Sunday, 7 October 2007

Forming the perfect solution

As my wife’s cousin Shawn and his new wife Funda emerged from the church last weekend to bubbles, bell ringing and cheering, they graciously obliged the crowd by posing next to the church sign for a few pictures. After several clicks and beeps, they realized that people were laughing at a joke that they didn’t understand. Slowly, Shawn and Funda looked over their shoulders to see these words written on the board behind them: “Will I still be happy tomorrow with the decisions I’ve made today?”

Given their remarkable ability to put a wedding together in two months without a single charge of aggravated assault, I think they’re certainly off to a good start. In case you’ve never seen one, a wedding that’s planned in two months looks nearly identical to a wedding that’s planned over the course of a year, except everyone involved has this sly look like they just pulled an all-nighter and aced the test.

The wedding was held in the town of North East, Pennsylvania, which is, of course, in the northwest corner of Pennsylvania, just outside of Erie and beside Lake Misleadingly Named, which, as the locals will tell you, is a mountain. Northwest PA is much further away than northeast PA. Until you have to drive lengthwise across Pennsylvania, you’d be forgiven for thinking of it as a fairly small state, like Delaware’s big brother. Six hours in, though, Pennsylvania feels a lot more like Nebraska’s obese cousin. I think Pennsylvania stole half of Ohio when nobody was looking.

I did my best to become Shawn’s obese cousin-in-law at the reception, as I parked myself beside the dessert table and wolfed down handfuls of peanut butter cookies with Hershey’s Kisses plunked on top.

“Dude, these cookies are money,” I said to a passing cousin.

“You mean the Mongolian hats?” he said.

I’d never heard them called that before. Those cookies really do look like little Mongolian hats. At least as far as I know. If I’m being completely honest, my knowledge of far-Eastern haberdashery probably isn’t what it should be.

The maid of honor kicked off the toast-giving. “The man is the head of the household,” she said, confirming my long-held belief that she has never been to my house. Then she continued, “But the woman is the neck. And she turns the head whichever way she wants.”

Shawn then did something completely crazy: he got up to give a toast himself. He didn’t realize that a groom’s only job at the wedding is to provide a body to hold the tux up.

“In the song Hearts and Bones, which we quoted on the invitation to this wedding, Paul Simon sang, ‘You take two bodies and you twirl them into one.
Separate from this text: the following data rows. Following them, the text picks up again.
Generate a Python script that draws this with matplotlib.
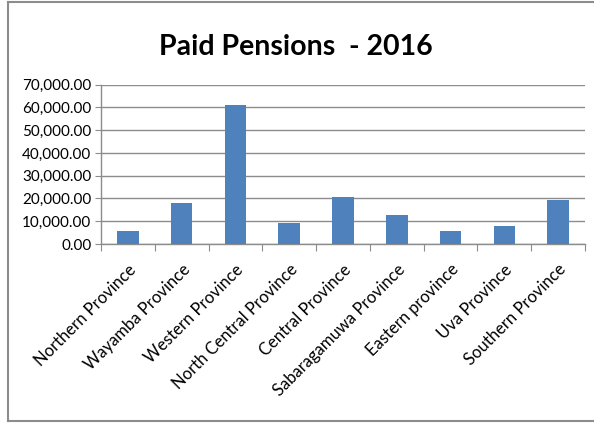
import matplotlib
matplotlib.use("Agg")
import matplotlib.pyplot as plt
from matplotlib.lines import Line2D
from matplotlib.ticker import FuncFormatter

provinces = [
    "Northern Province",
    "Wayamba Province",
    "Western Province",
    "North Central Province",
    "Central Province",
    "Sabaragamuwa Province",
    "Eastern province",
    "Uva Province",
    "Southern Province",
]
paid_pensions = [5850, 18100, 61200, 9050, 20500, 12900, 5850, 7900, 19300]
y_ticks = [0, 10000, 20000, 30000, 40000, 50000, 60000, 70000]

BAR_COLOR = "#4F81BD"
GRID_COLOR = "#8C8C8C"
FONT = ["Lato", "DejaVu Sans"]

W, H, DPI = 594, 423, 100
fig = plt.figure(figsize=(W / DPI, H / DPI), dpi=DPI)
fig.patch.set_facecolor("white")

# plot area in pixel units
left, right, top, bottom = 101, 585, 84.7, 244
ax = fig.add_axes([left / W, 1 - bottom / H, (right - left) / W, (bottom - top) / H])

x = range(len(provinces))
ax.bar(x, paid_pensions, width=0.4, color=BAR_COLOR, zorder=3)

ax.set_xlim(-0.5, len(provinces) - 0.5)
ax.set_ylim(0, 70000)
ax.set_yticks(y_ticks)
ax.yaxis.set_major_formatter(FuncFormatter(lambda v, _: f"{v:,.2f}"))
ax.grid(axis="y", color=GRID_COLOR, linewidth=1.0, zorder=0)

# category boundary ticks on the x axis
ax.set_xticks([i - 0.5 for i in range(len(provinces) + 1)], minor=False)
ax.set_xticklabels([])
ax.set_xticks(list(x), minor=True)
ax.set_xticklabels(provinces, minor=True, rotation=45, ha="right",
                   rotation_mode="anchor", fontsize=12, family=FONT)
ax.tick_params(axis="x", which="minor", length=0, pad=12.5)
ax.tick_params(axis="x", which="major", length=5, color=GRID_COLOR, direction="out")
ax.tick_params(axis="y", length=4, color=GRID_COLOR, labelsize=11, pad=3)
for lbl in ax.get_yticklabels():
    lbl.set_family(FONT)

for side in ["top", "right"]:
    ax.spines[side].set_visible(False)
for side in ["left", "bottom"]:
    ax.spines[side].set_color(GRID_COLOR)
    ax.spines[side].set_linewidth(1.0)

fig.text(296 / W, 1 - 55 / H, "Paid Pensions  - 2016", ha="center", va="baseline",
         fontsize=20.5, fontweight="bold", family=FONT)

# outer chart frame
frame = dict(color="#8C8C8C", linewidth=1.5, transform=fig.transFigure)
fig.add_artist(Line2D([8 / W, 8 / W], [1 - 2 / H, 1 - 421 / H], **frame))
fig.add_artist(Line2D([8 / W, 1], [1 - 2 / H, 1 - 2 / H], **frame))
fig.add_artist(Line2D([8 / W, 1], [1 - 421 / H, 1 - 421 / H], **frame))

fig.savefig("out.png", dpi=DPI, facecolor="white")
plt.close(fig)
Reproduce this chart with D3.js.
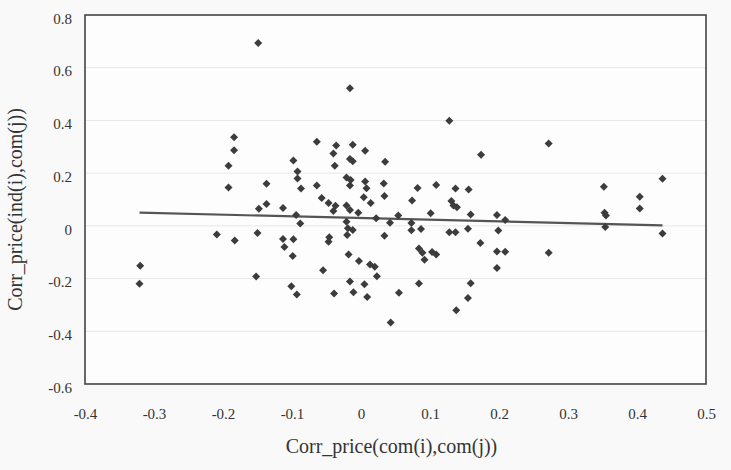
<!DOCTYPE html>
<html>
<head>
<meta charset="utf-8">
<script src="https://cdn.jsdelivr.net/npm/d3@7/dist/d3.min.js"></script>
<style>
  html, body { margin: 0; padding: 0; background: #f9f9f9; }
  svg { display: block; }
  text { font-family: "Liberation Serif", "Times New Roman", serif; fill: #333; }
</style>
</head>
<body>
<svg id="chart" width="731" height="470"></svg>
<script>
// ---- data ----
const xValues = [
  -0.149, -0.016, 0.128, 0.272, 0.174, -0.184, -0.184, -0.192, -0.192, -0.137,
  -0.137, -0.148, -0.113, -0.098, -0.092, -0.092, -0.087, -0.064, -0.036, -0.040,
  -0.012, 0.006, -0.016, -0.012, -0.038, 0.035, -0.064, -0.021, -0.015, -0.016,
  0.006, 0.008, 0.033, 0.034, 0.082, 0.004, 0.014, -0.057, -0.047, -0.037,
  -0.040, -0.021, -0.016, -0.004, -0.094, -0.088, 0.022, 0.042, 0.054, 0.073,
  0.073, -0.021, -0.019, -0.012, -0.020, 0.034, -0.046, -0.047, 0.109, 0.137,
  0.156, 0.074, 0.131, 0.134, 0.139, 0.101, 0.159, 0.197, 0.209, 0.087,
  0.128, 0.137, 0.155, 0.199, 0.173, 0.197, 0.209, 0.272, 0.197, 0.352,
  0.404, 0.404, 0.353, 0.355, 0.354, 0.437, 0.437, -0.209, -0.183, -0.150,
  -0.113, -0.111, -0.098, -0.099, -0.320, -0.321, -0.152, -0.101, -0.093, -0.055,
  -0.039, -0.018, -0.003, 0.013, 0.020, 0.023, -0.016, -0.011, 0.005, 0.009,
  0.043, 0.055, 0.084, 0.089, 0.092, 0.103, 0.109, 0.084, 0.159, 0.155,
  0.138
];
const yValues = [
  0.694, 0.522, 0.399, 0.312, 0.270, 0.336, 0.287, 0.228, 0.146, 0.160,
  0.083, 0.065, 0.068, 0.248, 0.206, 0.180, 0.142, 0.319, 0.305, 0.275,
  0.308, 0.285, 0.254, 0.245, 0.228, 0.243, 0.153, 0.183, 0.174, 0.153,
  0.168, 0.143, 0.161, 0.113, 0.144, 0.109, 0.087, 0.106, 0.087, 0.076,
  0.056, 0.077, 0.060, 0.050, 0.041, 0.009, 0.029, 0.012, 0.039, 0.011,
  -0.017, 0.016, -0.009, -0.016, -0.035, -0.038, -0.043, -0.060, 0.155, 0.142,
  0.138, 0.096, 0.094, 0.077, 0.071, 0.048, 0.043, 0.041, 0.022, -0.012,
  -0.024, -0.024, -0.011, -0.018, -0.065, -0.097, -0.098, -0.102, -0.160, 0.148,
  0.110, 0.066, 0.050, 0.039, -0.004, 0.179, -0.029, -0.033, -0.056, -0.027,
  -0.050, -0.080, -0.051, -0.114, -0.151, -0.220, -0.192, -0.229, -0.260, -0.168,
  -0.257, -0.109, -0.133, -0.147, -0.155, -0.191, -0.211, -0.252, -0.222, -0.270,
  -0.367, -0.254, -0.086, -0.102, -0.129, -0.099, -0.109, -0.219, -0.218, -0.274,
  -0.320
];
// fitted trend line (end points)
const trendX = [-0.321, 0.437];
const trendY = [0.050, 0.002];

const xTicks = [-0.4, -0.3, -0.2, -0.1, 0, 0.1, 0.2, 0.3, 0.4, 0.5];
const yTicks = [-0.6, -0.4, -0.2, 0, 0.2, 0.4, 0.6, 0.8];
const xTickLabels = ["-0.4", "-0.3", "-0.2", "-0.1", "0", "0.1", "0.2", "0.3", "0.4", "0.5"];
const yTickLabels = ["-0.6", "-0.4", "-0.2", "0", "0.2", "0.4", "0.6", "0.8"];
const xTitle = "Corr_price(com(i),com(j))";
const yTitle = "Corr_price(ind(i),com(j))";

// ---- layout ----
const pLeft = 85, pRight = 706, pTop = 15, pBottom = 384;
const svg = d3.select("#chart");

const x = d3.scaleLinear().domain([-0.4, 0.5]).range([pLeft, pRight]);
const y = d3.scaleLinear().domain([-0.6, 0.8]).range([pBottom, pTop]);

// plot background
svg.append("rect")
  .attr("x", pLeft).attr("y", pTop)
  .attr("width", pRight - pLeft).attr("height", pBottom - pTop)
  .attr("fill", "#fdfdfd");

// faint horizontal gridlines
svg.append("g")
  .selectAll("line")
  .data(yTicks.slice(1, -1))
  .join("line")
  .attr("x1", pLeft).attr("x2", pRight)
  .attr("y1", d => y(d)).attr("y2", d => y(d))
  .attr("stroke", "#e8e8e8").attr("stroke-width", 1);

// axes (labels only, no tick marks)
const xAxis = d3.axisBottom(x)
  .tickValues(xTicks)
  .tickFormat((d, i) => xTickLabels[i])
  .tickSize(0).tickPadding(24);
const gx = svg.append("g").attr("transform", `translate(0,${pBottom})`).call(xAxis);
gx.attr("font-family", null);
gx.select(".domain").remove();
gx.selectAll("text").attr("font-size", 15).attr("fill", "#333")
  .style("font-family", '"Liberation Serif", serif');

const yAxis = d3.axisLeft(y)
  .tickValues(yTicks)
  .tickFormat((d, i) => yTickLabels[i])
  .tickSize(0).tickPadding(13);
const gy = svg.append("g").attr("transform", `translate(${pLeft},0)`).call(yAxis);
gy.attr("font-family", null);
gy.select(".domain").remove();
gy.selectAll("text").attr("font-size", 15).attr("fill", "#333")
  .attr("dy", "0.55em")
  .style("font-family", '"Liberation Serif", serif');

// frame
svg.append("rect")
  .attr("x", pLeft).attr("y", pTop)
  .attr("width", pRight - pLeft).attr("height", pBottom - pTop)
  .attr("fill", "none").attr("stroke", "#444").attr("stroke-width", 1.6);

// trend line
const line = d3.line().x(d => x(d[0])).y(d => y(d[1]));
svg.append("path")
  .datum(trendX.map((v, i) => [v, trendY[i]]))
  .attr("d", line)
  .attr("fill", "none").attr("stroke", "#555").attr("stroke-width", 2.2);

// points (diamonds)
const diamond = d3.symbol().type(d3.symbolSquare).size(32);
svg.append("g")
  .selectAll("path")
  .data(xValues.map((v, i) => [v, yValues[i]]))
  .join("path")
  .attr("d", diamond)
  .attr("transform", d => `translate(${x(d[0])},${y(d[1])}) rotate(45)`)
  .attr("fill", "#3c3c3c");

// axis titles
svg.append("text")
  .attr("x", (pLeft + pRight) / 2 - 4).attr("y", 453)
  .attr("text-anchor", "middle").attr("font-size", 20)
  .text(xTitle);

svg.append("text")
  .attr("transform", `translate(22,${(pTop + pBottom) / 2 + 10}) rotate(-90)`)
  .attr("text-anchor", "middle").attr("font-size", 20)
  .text(yTitle);
</script>
</body>
</html>
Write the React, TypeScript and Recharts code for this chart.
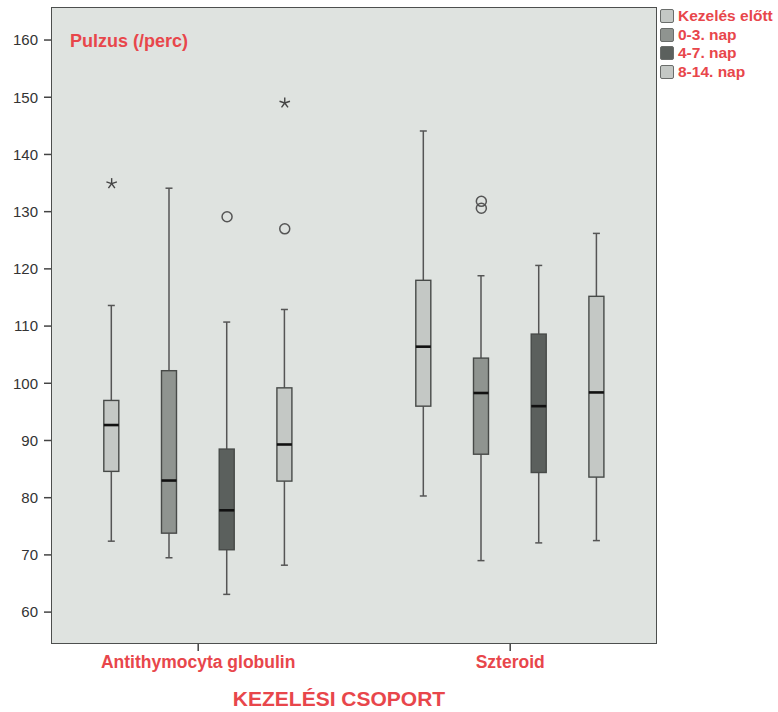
import { ComposedChart, Bar, Scatter, XAxis, YAxis, CartesianGrid } from 'recharts'

// categories
const groups = ['Antithymocyta globulin', 'Szteroid']
const periods = ['Kezelés előtt', '0-3. nap', '4-7. nap', '8-14. nap']

// box statistics per group (rows) and period (columns)
const boxMin = [
  [72.4, 69.5, 63.1, 68.2],
  [80.3, 69.0, 72.1, 72.5],
]
const boxQ1 = [
  [84.6, 73.8, 70.9, 82.9],
  [96.0, 87.6, 84.4, 83.6],
]
const boxMedian = [
  [92.7, 83.0, 77.8, 89.3],
  [106.4, 98.3, 96.0, 98.4],
]
const boxQ3 = [
  [97.0, 102.2, 88.5, 99.2],
  [118.0, 104.4, 108.6, 115.2],
]
const boxMax = [
  [113.6, 134.1, 110.7, 112.9],
  [144.1, 118.8, 120.6, 126.2],
]

// outliers: [group, period, value, kind]
const outliers: [number, number, number, 'circle' | 'star'][] = [
  [0, 0, 134.9, 'star'],
  [0, 2, 129.1, 'circle'],
  [0, 3, 127.0, 'circle'],
  [0, 3, 149.0, 'star'],
  [1, 1, 131.8, 'circle'],
  [1, 1, 130.6, 'circle'],
]

const yTicks = [60, 70, 80, 90, 100, 110, 120, 130, 140, 150, 160]

const periodColors = ['#c4c8c5', '#8f9490', '#5b605d', '#c4c8c5']
const slotOffset = [-0.2774, -0.0925, 0.0925, 0.2774]
const red = '#e8464b'
const font = '"Liberation Sans", Arial, Helvetica, sans-serif'

const boxData = groups.flatMap((g, gi) =>
  periods.map((p, pi) => ({
    x: gi + 1 + slotOffset[pi],
    group: g,
    period: p,
    min: boxMin[gi][pi],
    q1: boxQ1[gi][pi],
    med: boxMedian[gi][pi],
    q3: boxQ3[gi][pi],
    max: boxMax[gi][pi],
    range: [boxMin[gi][pi], boxMax[gi][pi]],
    color: periodColors[pi],
  }))
)

const outlierData = outliers.map(([gi, pi, v, kind]) => ({
  x: gi + 1 + slotOffset[pi],
  y: v,
  kind,
}))

function BoxShape(props: any) {
  const { x, y, width, height, payload } = props
  if (payload == null || height == null) return null
  const { min, q1, med, q3, max, color } = payload
  const top = Math.min(y, y + height)
  const h = Math.abs(height)
  const ppu = h / (max - min)
  const py = (v: number) => top + (max - v) * ppu
  const cx = x + width / 2
  const cap = 3.5
  const wl = { stroke: '#555', strokeWidth: 1.5 }
  return (
    <g>
      <line x1={cx} x2={cx} y1={py(max)} y2={py(q3)} {...wl} />
      <line x1={cx} x2={cx} y1={py(q1)} y2={py(min)} {...wl} />
      <line x1={cx - cap} x2={cx + cap} y1={py(max)} y2={py(max)} {...wl} />
      <line x1={cx - cap} x2={cx + cap} y1={py(min)} y2={py(min)} {...wl} />
      <rect
        x={x}
        y={py(q3)}
        width={width}
        height={py(q1) - py(q3)}
        fill={color}
        stroke="#474a48"
        strokeWidth={1.4}
      />
      <line x1={x} x2={x + width} y1={py(med)} y2={py(med)} stroke="#111" strokeWidth={2.6} />
    </g>
  )
}

function OutlierShape(props: any) {
  const { cx, cy, payload } = props
  if (payload.kind === 'star') {
    const arms = [0, 72, 144, 216, 288].map((a) => {
      const r = ((a - 90) * Math.PI) / 180
      return (
        <line
          key={a}
          x1={cx}
          y1={cy}
          x2={cx + Math.cos(r) * 5.5}
          y2={cy + Math.sin(r) * 5.5}
          stroke="#444"
          strokeWidth={1.4}
        />
      )
    })
    return <g>{arms}</g>
  }
  return <circle cx={cx} cy={cy} r={5} fill="none" stroke="#555" strokeWidth={1.5} />
}

export default function App() {
  return (
    <div style={{ position: 'relative', width: 778, height: 712, fontFamily: font }}>
      <style>{'body{margin:0}'}</style>
      <ComposedChart
        width={778}
        height={712}
        data={boxData}
        margin={{ top: 8, right: 122, bottom: 0, left: 12 }}
      >
        <CartesianGrid fill="#dfe3e0" horizontal={false} vertical={false} />
        <XAxis
          dataKey="x"
          type="number"
          domain={[0.5314, 2.4673]}
          allowDataOverflow
          ticks={[1, 2]}
          tickFormatter={(v: number) => groups[Math.round(v) - 1]}
          axisLine={false}
          tickSize={8}
          tickMargin={5}
          height={69}
          tickLine={{ stroke: '#444', strokeWidth: 1.5 }}
          tick={{ fill: red, fontSize: 17.5, fontWeight: 700, fontFamily: font }}
          label={{
            value: 'KEZELÉSI CSOPORT',
            position: 'insideBottom',
            offset: 6,
            dx: -15,
            fill: red,
            fontSize: 21,
            fontWeight: 700,
            fontFamily: font,
          }}
        />
        <YAxis
          type="number"
          domain={[54.6, 165.6]}
          allowDataOverflow
          ticks={yTicks}
          width={40}
          axisLine={false}
          tickSize={8}
          tickMargin={6}
          tickLine={{ stroke: '#444', strokeWidth: 1.5 }}
          tick={{ fill: '#333', fontSize: 15, fontFamily: font }}
        />
        <Bar dataKey="range" barSize={15} shape={<BoxShape />} isAnimationActive={false} />
        <Scatter data={outlierData} dataKey="y" shape={<OutlierShape />} isAnimationActive={false} />
      </ComposedChart>

      <div
        style={{
          position: 'absolute',
          left: 51,
          top: 7,
          width: 606,
          height: 637,
          border: '1.5px solid #4d4f4e',
          boxSizing: 'border-box',
          pointerEvents: 'none',
        }}
      />

      <div
        style={{
          position: 'absolute',
          left: 70,
          top: 30,
          fontSize: 18,
          fontWeight: 700,
          color: red,
          lineHeight: '22px',
        }}
      >
        Pulzus (/perc)
      </div>

      <div style={{ position: 'absolute', left: 660, top: 7 }}>
        {periods.map((p, i) => (
          <div key={p} style={{ display: 'flex', alignItems: 'center', height: 18.5 }}>
            <span
              style={{
                display: 'inline-block',
                width: 14,
                height: 14,
                background: periodColors[i],
                border: '1px solid #6a6d6b',
                borderRadius: 2,
                boxSizing: 'border-box',
                marginRight: 4,
                flexShrink: 0,
              }}
            />
            <span style={{ fontSize: 15.5, fontWeight: 700, color: red, whiteSpace: 'nowrap' }}>{p}</span>
          </div>
        ))}
      </div>
    </div>
  )
}
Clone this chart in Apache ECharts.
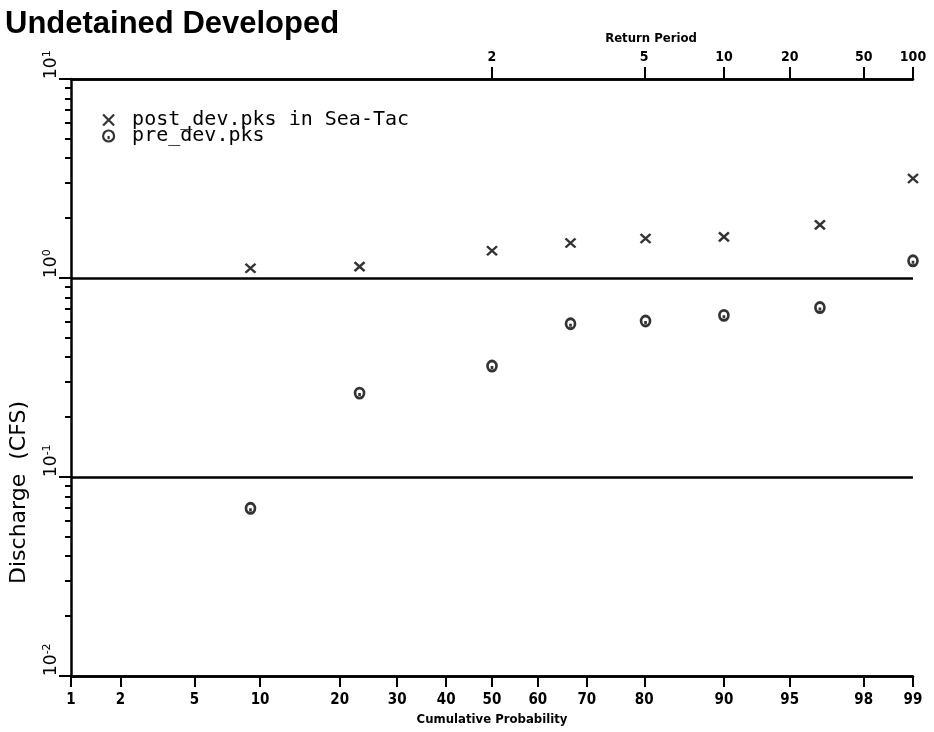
<!DOCTYPE html>
<html>
<head>
<meta charset="utf-8">
<script src="https://cdn.jsdelivr.net/npm/echarts@6/dist/echarts.min.js"></script>
<style>
  html, body { margin: 0; background: #fff; }
  #main { width: 934px; height: 732px; }
</style>
</head>
<body>
<div id="main"></div>
<script>
// tick labels
const probTicks = [1, 2, 5, 10, 20, 30, 40, 50, 60, 70, 80, 90, 95, 98, 99];
const returnPeriods = [2, 5, 10, 20, 50, 100];
const decades = [0.01, 0.1, 1, 10];

// plotted peaks (cumulative probability in %, discharge in cfs)
const probPoints = [9.1, 23.2, 50, 66.8, 80.2, 90, 96.5, 99];
const postDev = [1.12, 1.14, 1.37, 1.50, 1.58, 1.61, 1.85, 3.16];
const preDev = [0.0696, 0.264, 0.361, 0.589, 0.608, 0.649, 0.71, 1.22];

// normal probability scale: p -> standard normal quantile
function probit(p) {
  const q = p < 0.5 ? p : 1 - p;
  const t = Math.sqrt(-2 * Math.log(q));
  const z = t - (2.515517 + 0.802853 * t + 0.010328 * t * t) /
    (1 + 1.432788 * t + 0.189269 * t * t + 0.001308 * t * t * t);
  return p < 0.5 ? -z : z;
}

const zTicks = probTicks.map(p => probit(p / 100));
const zReturn = returnPeriods.map(T => probit(1 - 1 / T));
const zMin = zTicks[0];
const zMax = zTicks[zTicks.length - 1];

const minorTicks = [];
decades.slice(0, 3).forEach(d => {
  for (let k = 2; k <= 9; k++) minorTicks.push(+(k * d).toPrecision(3));
});

function nearestLabel(v, zs, labels) {
  let best = 0;
  zs.forEach((z, i) => { if (Math.abs(z - v) < Math.abs(zs[best] - v)) best = i; });
  return String(labels[best]);
}

const crossPath = 'path://M0,0L10,10M10,0L0,10';
const ringPath = 'path://M0,5A5,5,0,1,1,10,5A5,5,0,1,1,0,5ZM5,5L5,8';
const tickFont = "'DejaVu Sans Condensed', 'Liberation Sans Narrow', sans-serif";
const black = { color: '#000', width: 2.5 };

const chart = echarts.init(document.getElementById('main'));

const option = {
  animation: false,
  backgroundColor: '#fff',
  title: {
    text: 'Undetained Developed',
    left: 5,
    top: 9,
    padding: 0,
    textStyle: { fontFamily: 'Liberation Sans', fontWeight: 'bold', fontSize: 31, color: '#000' }
  },
  legend: {
    orient: 'vertical',
    left: 97,
    top: 105,
    itemWidth: 11,
    itemHeight: 11,
    itemGap: -4,
    itemStyle: { color: 'transparent', borderColor: '#000', borderWidth: 2.2 },
    textStyle: { fontFamily: 'DejaVu Sans Mono', fontSize: 20, color: '#000', padding: [0, 0, 0, 13] },
    data: [
      { name: 'post_dev.pks in Sea-Tac', icon: crossPath },
      { name: 'pre_dev.pks', icon: ringPath }
    ]
  },
  grid: { left: 69, right: 21, top: 79, bottom: 56 },
  xAxis: [
    {
      type: 'value',
      position: 'bottom',
      min: zMin,
      max: zMax,
      name: 'Cumulative Probability',
      nameLocation: 'middle',
      nameGap: 34,
      nameTextStyle: { fontFamily: tickFont, fontWeight: 'bold', fontSize: 13, color: '#000' },
      axisLine: { onZero: false, lineStyle: black },
      axisTick: { customValues: zTicks, length: 11, lineStyle: { color: '#000', width: 2 } },
      axisLabel: {
        customValues: zTicks,
        margin: 17,
        fontFamily: tickFont,
        fontWeight: 'bold',
        fontSize: 15,
        color: '#000',
        formatter: v => nearestLabel(v, zTicks, probTicks)
      },
      splitLine: { show: false }
    },
    {
      type: 'value',
      position: 'top',
      min: zMin,
      max: zMax,
      name: 'Return Period',
      nameLocation: 'middle',
      nameGap: 31,
      nameTextStyle: { fontFamily: tickFont, fontWeight: 'bold', fontSize: 13, color: '#000', padding: [0, 0, 0, 318] },
      axisLine: { onZero: false, lineStyle: black },
      axisTick: { customValues: zReturn, length: 12, lineStyle: { color: '#000', width: 2 } },
      axisLabel: {
        customValues: zReturn,
        margin: 15,
        fontFamily: tickFont,
        fontWeight: 'bold',
        fontSize: 14,
        color: '#000',
        formatter: v => nearestLabel(v, zReturn, returnPeriods)
      },
      splitLine: { show: false }
    }
  ],
  yAxis: [
    {
      type: 'log',
      logBase: 10,
      position: 'left',
      min: 0.01,
      max: 10,
      name: 'Discharge  (CFS)',
      nameLocation: 'middle',
      nameGap: 41,
      nameTextStyle: { fontFamily: 'DejaVu Sans', fontSize: 22, color: '#000', padding: [0, 230, 0, 0] },
      axisLine: { onZero: false, lineStyle: black },
      axisTick: { customValues: decades, length: 12, lineStyle: { color: '#000', width: 2 } },
      axisLabel: {
        customValues: decades,
        rotate: 90,
        align: 'left',
        verticalAlign: 'bottom',
        margin: 10,
        formatter: v => '{b|10}{s|' + Math.round(Math.log10(v)) + '}',
        rich: {
          b: { fontFamily: 'DejaVu Sans', fontSize: 17, lineHeight: 19, color: '#000' },
          s: { fontFamily: 'DejaVu Sans', fontSize: 11, lineHeight: 11, verticalAlign: 'top', color: '#000' }
        }
      },
      splitLine: { show: true, lineStyle: black }
    },
    {
      type: 'log',
      logBase: 10,
      position: 'left',
      min: 0.01,
      max: 10,
      axisLine: { show: false, onZero: false },
      axisTick: { customValues: minorTicks, length: 6, lineStyle: { color: '#000', width: 2 } },
      axisLabel: { show: false },
      splitLine: { show: false }
    }
  ],
  series: [
    {
      type: 'scatter',
      name: 'post_dev.pks in Sea-Tac',
      xAxisIndex: 0,
      yAxisIndex: 0,
      symbol: crossPath,
      symbolSize: [10, 9],
      itemStyle: { color: 'transparent', borderColor: '#000', borderWidth: 2.4 },
      data: probPoints.map((p, i) => [probit(p / 100), postDev[i]])
    },
    {
      type: 'scatter',
      name: 'pre_dev.pks',
      xAxisIndex: 0,
      yAxisIndex: 0,
      symbol: ringPath,
      symbolSize: [9, 10],
      itemStyle: { color: 'transparent', borderColor: '#000', borderWidth: 2.8 },
      data: probPoints.map((p, i) => [probit(p / 100), preDev[i]])
    }
  ]
};

chart.setOption(option);
</script>
</body>
</html>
Their hearts and their bones. And they won't come undone,’” Shawn said. “But Paul Simon isn’t a polymer scientist. In order for two materials to remain bonded permanently in a homogeneous solution, they must be perfectly miscible.”

Shawn and Funda are both doctoral polymer scientists, which means that only they truly know whether their bonds of marriage are ionic or covalent. Either way, Shawn is most definitely the first person I’ve ever seen describe the union with his spouse via the Gibbs free energy equation. He deserves special credit for tying the temperature variable in the equation to his wife’s hotness. Shortly after that, he started ruminating on enthalpy and Delta H, which as far as I know is an ointment for a very personal condition.

“Is there going to be a test?” someone called out. Shawn’s new wife grabbed the microphone, telling a quick story of her own and ending the toast-giving portion of the proceedings.

Kara doesn’t like it when I ruminate in public, either. “Will you please go to the bathroom if you’re going to ruminate like that?” she tells me.